Outcome #2. The fear is unfounded, it eventually recovers (due to the underlying business reasons).  If so, a new impulse wave commences lasting years, not too dissimilar to #1 (+410% over 8 years), #2 (+355% in less than 4 years) and/or #3 (+481% in 2.5 years).


Rational trading strategy?

The most rational strategy is probably to avoid this.

However, if you must really scratch your itch (because the itch is too itchy), then, Warren Buffett likes to say this:  

Investment is most intelligent when it is most business like

What's the most business like strategy for this?

I think the most doable strategy for me personally, is to pretend as if I am going to Genting and gamble.   Buy 1 chip only, bet in a 50/50 situation where the payoff is larger than 2:1.

In short, it basically means this:

1. Adopt a 1, 2, 5 year timeframe.
2. Accept this timeframe is gambling and not investment.  Accept you could lose it all.
3. Fixed in advance how much to gamble.  Say 0.5% capital (a small portion of your market profits).  Accept you could lose all of this.
4. Buy only once near the bottom (the exact price near the NTA of RM1.62 probably doesn't matter).  
5. After buying, lock this in a drawer immediately. 
6. Tell yourself the market for this stock has been immediately suspended, with no further quotation available over the next 2-5 years.
7. Don't look at Mr Market quotation any more - it will only bring you emotional roller coaster.
8. In 1, 2 or 5 years time, look again at the stock.   Use Market quotation to your advantage i.e. sell only when it makes sense by then.

Likely your outcome will be a binary one as mentioned above.


What about Luck?  

If you absolutely must scratch the itch, then you'll definitely need the luck!

2 comments:

  1. When I entered last week at 1.6x, it was an excellent price, but last night, the closing price was 1.25 i.e. a significant percentage loss. My commitment does not allow me to monitor prices intraday and this is exactly the kind of scenario that I had envisaged to happen and it has happened. Fortunately, my trading plan above tell me to pretend as if market is not trading this stock for a year, and tells me NOT to average down as well. Hence, I will stick to the original trading plan, forget this stock. Notwitstanding RAPID price drop, after I entered a small amount (0.5% capital), it has not stopped my total portfolio (including RAPID) to make new all time highs. The reason is simply because my winners offset my losers, and I let market decide which are my losers because losers naturally get smaller by themselves without you having to do anything further.

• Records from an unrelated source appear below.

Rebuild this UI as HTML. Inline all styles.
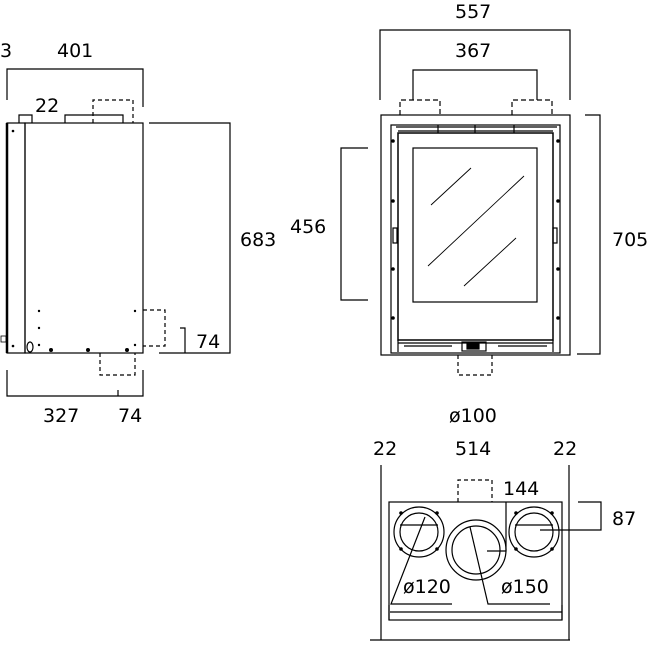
<!DOCTYPE html>
<html><head><meta charset="utf-8"><style>body{margin:0;background:#fff}svg{display:block}text{font-family:"DejaVu Sans","Liberation Sans",sans-serif;font-size:19px;fill:#000}</style></head><body>
<svg width="650" height="650" viewBox="0 0 650 650" fill="none" stroke="#000" stroke-width="1.2">
<!-- SIDE VIEW -->
<text x="0" y="57" stroke="none">3</text>
<text x="57" y="57" stroke="none">401</text>
<path d="M7 100V69H143V107"/>
<text x="35" y="112" stroke="none">22</text>
<path d="M19 123V115H32V123M65 123V115H123V123"/>
<path d="M93 123V100H133V123" stroke-dasharray="4,3"/>
<rect x="7" y="123" width="18" height="230"/>
<path d="M7 123V353" stroke-width="2.5"/>
<rect x="25" y="123" width="118" height="230"/>
<g fill="#000" stroke="none"><circle cx="13" cy="131" r="1.3"/><circle cx="13" cy="346" r="1.3"/><circle cx="39" cy="311" r="1.2"/><circle cx="39" cy="328" r="1.2"/><circle cx="39" cy="345" r="1.2"/><circle cx="135" cy="311" r="1.2"/><circle cx="135" cy="345" r="1.2"/><circle cx="51" cy="350" r="2"/><circle cx="88" cy="350" r="2"/><circle cx="127" cy="350" r="2"/></g>
<ellipse cx="30" cy="347" rx="3" ry="5"/>
<rect x="1" y="336" width="5" height="6" stroke-width="0.8"/>
<path d="M143 310H165V346H143" stroke-dasharray="4,3"/>
<path d="M100 353V375H135V353" stroke-dasharray="4,3"/>
<path d="M149 123H230V353H159M180 328H185V353"/>
<text x="240" y="246" stroke="none">683</text>
<text x="196" y="348" stroke="none">74</text>
<path d="M7 370V396H143V370M118 396V390"/>
<text x="43" y="422" stroke="none">327</text>
<text x="118" y="422" stroke="none">74</text>
<!-- FRONT VIEW -->
<text x="455" y="18" stroke="none">557</text>
<path d="M380 100V30H570V100"/>
<text x="455" y="57" stroke="none">367</text>
<path d="M413 100V70H537V100"/>
<path d="M400 115V100H440V115M512 115V100H552V115" stroke-dasharray="5,3"/>
<rect x="381" y="115" width="189" height="240"/>
<rect x="391" y="125" width="169" height="228"/>
<path d="M396 127H557M398 131H553M438 125V133M475 125V133M514 125V133"/>
<rect x="398" y="133" width="155" height="207" stroke-width="1.5"/>
<rect x="413" y="148" width="124" height="154"/>
<path d="M431 205L471 168M428 266L524 176M464 286L516 238" stroke-width="0.9"/>
<path d="M398 340V352M553 340V352M398 343H553M404 346H452M498 346H547"/>
<rect x="462" y="342" width="24" height="9"/><rect x="467" y="344" width="12" height="5" fill="#000"/>
<g fill="#000" stroke="none"><circle cx="393" cy="141" r="1.8"/><circle cx="393" cy="201" r="1.8"/><circle cx="393" cy="269" r="1.8"/><circle cx="393" cy="318" r="1.8"/><circle cx="558" cy="141" r="1.8"/><circle cx="558" cy="201" r="1.8"/><circle cx="558" cy="269" r="1.8"/><circle cx="558" cy="318" r="1.8"/></g>
<rect x="393" y="228" width="4" height="15"/><rect x="553" y="228" width="4" height="15"/>
<path d="M458 355V375H492V355" stroke-dasharray="4,3"/>
<text x="449" y="422" stroke="none">ø100</text>
<path d="M368 148H341V300H368"/>
<text x="290" y="233" stroke="none">456</text>
<path d="M585 115H600V354H577"/>
<text x="612" y="246" stroke="none">705</text>
<!-- BOTTOM VIEW -->
<text x="373" y="455" stroke="none">22</text>
<text x="455" y="455" stroke="none">514</text>
<text x="553" y="455" stroke="none">22</text>
<path d="M381 465V640M569 465V640M370 640H570"/>
<path d="M458 502V480H492V502" stroke-dasharray="4,3"/>
<rect x="389" y="502" width="173" height="118"/>
<path d="M389 620V605M562 620V605M390 612H562"/>
<circle cx="419" cy="532" r="25"/><circle cx="419" cy="532" r="19"/>
<circle cx="534" cy="532" r="25"/><circle cx="534" cy="532" r="19"/>
<circle cx="476" cy="550" r="30"/><circle cx="476" cy="550" r="24"/>
<g fill="#000" stroke="none"><circle cx="401" cy="513" r="1.8"/><circle cx="437" cy="513" r="1.8"/><circle cx="401" cy="549" r="1.8"/><circle cx="437" cy="549" r="1.8"/><circle cx="516" cy="513" r="1.8"/><circle cx="552" cy="513" r="1.8"/><circle cx="516" cy="549" r="1.8"/><circle cx="552" cy="549" r="1.8"/></g>
<path d="M400 525H438M515 525H553"/>
<text x="503" y="495" stroke="none">144</text>
<path d="M506 502V551H487"/>
<path d="M578 502H601V530H578M601 530H540"/>
<text x="612" y="525" stroke="none">87</text>
<path d="M425 517L391 604H452"/>
<path d="M470 527L488 604H550"/>
<text x="403" y="593" stroke="none">ø120</text>
<text x="501" y="593" stroke="none">ø150</text>
</svg>
</body></html>
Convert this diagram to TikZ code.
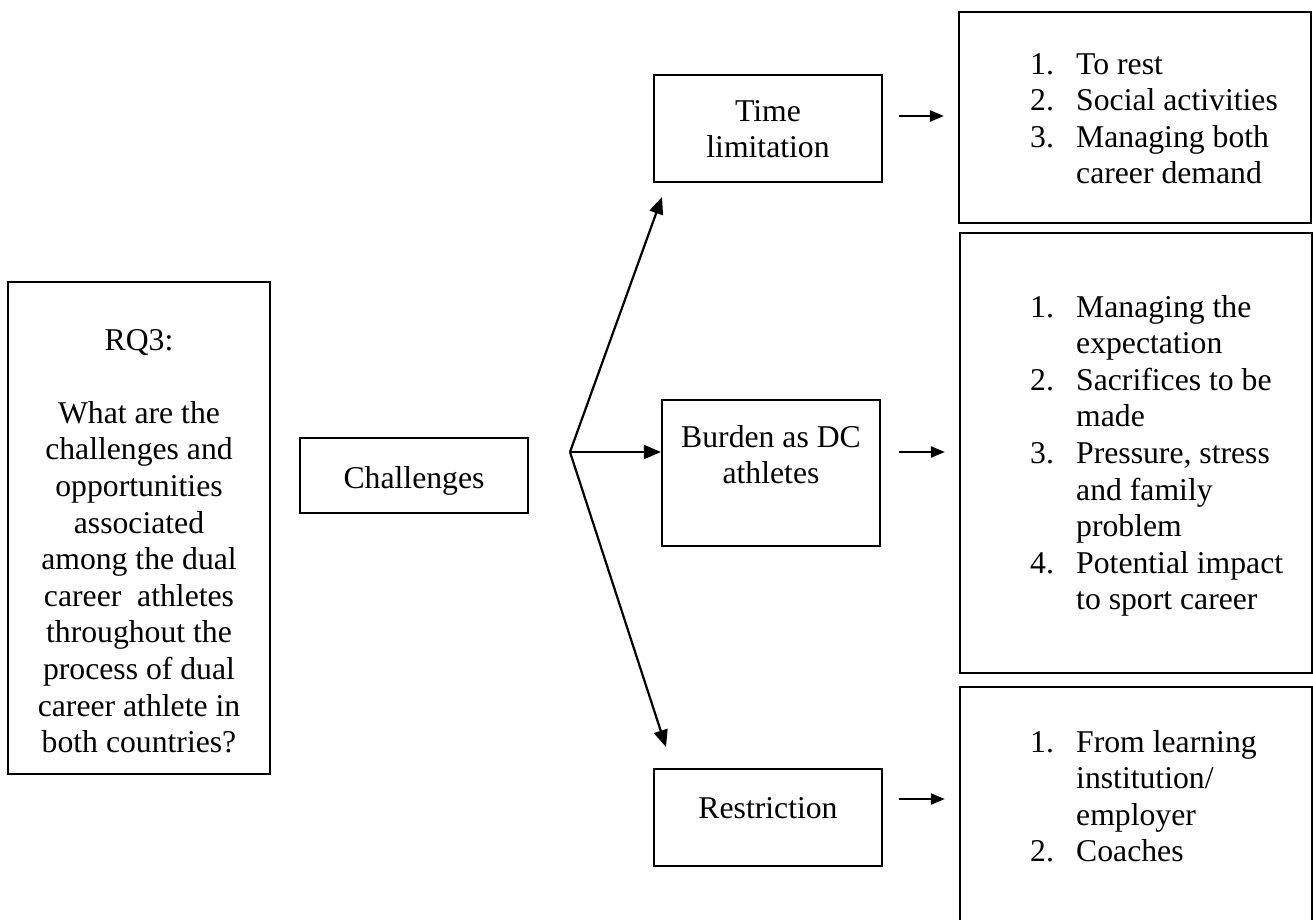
\documentclass[tikz,border=0pt]{standalone}
\usepackage{fontspec}
\setmainfont{Liberation Serif}
\usetikzlibrary{arrows.meta}
\begin{document}
\begin{tikzpicture}[x=1pt,y=-1pt,
  box/.style={draw, line width=2.2pt, inner sep=0pt, minimum width=#1},
  txt/.style={inner sep=0pt, font=\fontsize{31.7}{36.6}\selectfont},
  conn/.style={line width=2.2pt, -{Triangle[length=17pt,width=14pt]}},
  small/.style={line width=2.2pt, -{Triangle[length=14pt,width=11pt]}}]
\useasboundingbox (0,0) rectangle (1313,919);

% boxes (centre, width, height)
\node[box=262pt, minimum height=492pt] (rq) at (139,528) {};
\node[box=228pt, minimum height=75pt]  (ch) at (414,475.5) {};
\node[box=228pt, minimum height=107pt] (tl) at (768,128.5) {};
\node[box=218pt, minimum height=146pt] (bd) at (771,473) {};
\node[box=228pt, minimum height=97pt]  (rs) at (768,817.5) {};
\node[box=352pt, minimum height=211pt] (l1) at (1135,117.5) {};
\node[box=352pt, minimum height=440pt] (l2) at (1136,453) {};
\node[box=352pt, minimum height=250pt] (l3) at (1136,812) {};

% texts
\node[txt, anchor=base] (rqt) at (139,350) {\begin{tabular}[t]{@{}c@{}}
RQ3:\\ \\ What are the\\ challenges and\\ opportunities\\ associated\\
among the dual\\ career\ \ athletes\\ throughout the\\ process of dual\\
career athlete in\\ both countries?\end{tabular}};
\node[txt, anchor=base] (cht) at (414,488) {Challenges};
\node[txt, anchor=base] (tlt) at (768,121) {\begin{tabular}[t]{@{}c@{}}Time\\ limitation\end{tabular}};
\node[txt, anchor=base] (bdt) at (771,447) {\begin{tabular}[t]{@{}c@{}}Burden as DC\\ athletes\end{tabular}};
\node[txt, anchor=base] (rst) at (768,818) {Restriction};

\node[txt, anchor=base west] (l1t) at (1030,74) {\begin{tabular}[t]{@{}p{46pt}@{}l@{}}
1. & To rest\\ 2. & Social activities\\ 3. & Managing both\\ & career demand\end{tabular}};
\node[txt, anchor=base west] (l2t) at (1030,317) {\begin{tabular}[t]{@{}p{46pt}@{}l@{}}
1. & Managing the\\ & expectation\\ 2. & Sacrifices to be\\ & made\\
3. & Pressure, stress\\ & and family\\ & problem\\ 4. & Potential impact\\ & to sport career\end{tabular}};
\node[txt, anchor=base west] (l3t) at (1030,752) {\begin{tabular}[t]{@{}p{46pt}@{}l@{}}
1. & From learning\\ & institution/\\ & employer\\ 2. & Coaches\end{tabular}};

% connector ends
\coordinate (fork) at (570,452);
\coordinate (toTl) at (662,197);
\coordinate (toBd) at (bd.west |- fork);
\coordinate (toRs) at (666,747);
\coordinate (o1) at (899,116);  \coordinate (i1) at (l1.west |- o1);
\coordinate (o2) at (899,452);  \coordinate (i2) at (l2.west |- o2);
\coordinate (o3) at (899,799);  \coordinate (i3) at (l3.west |- o3);

\draw[conn] (fork) -- (toTl);
\draw[conn] (fork) -- (toBd);
\draw[conn] (fork) -- (toRs);
\draw[small, shorten >=14pt] (o1) -- (i1);
\draw[small, shorten >=14pt] (o2) -- (i2);
\draw[small, shorten >=14pt] (o3) -- (i3);
\end{tikzpicture}
\end{document}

    I have no plans to average down, because if this goes to zero, all good monies will be thrown into bad investments. Instead, there are a lot of good ideas out there that deserves your monies.

    ReplyDelete
  2. Price last Friday is 89 sen. Very fast loss. Expected, as caught a falling knife, where not yet bottomed.

    Notwitstanding this huge % loss, my protection was small position size and not averaging down. Any buys at lower prices below RM1.6x would have lost monies on its way down to RM0.89.

    This has allowed my portfolio to hit new all time highs several times in February, notwithstanding this large % loss on a very small holding. As KLCI rises, my other stocks rise and easily offset the $ loss here.

    Still no plans to average down, until one day, I get around to studying its assets carefully. Or not. No time.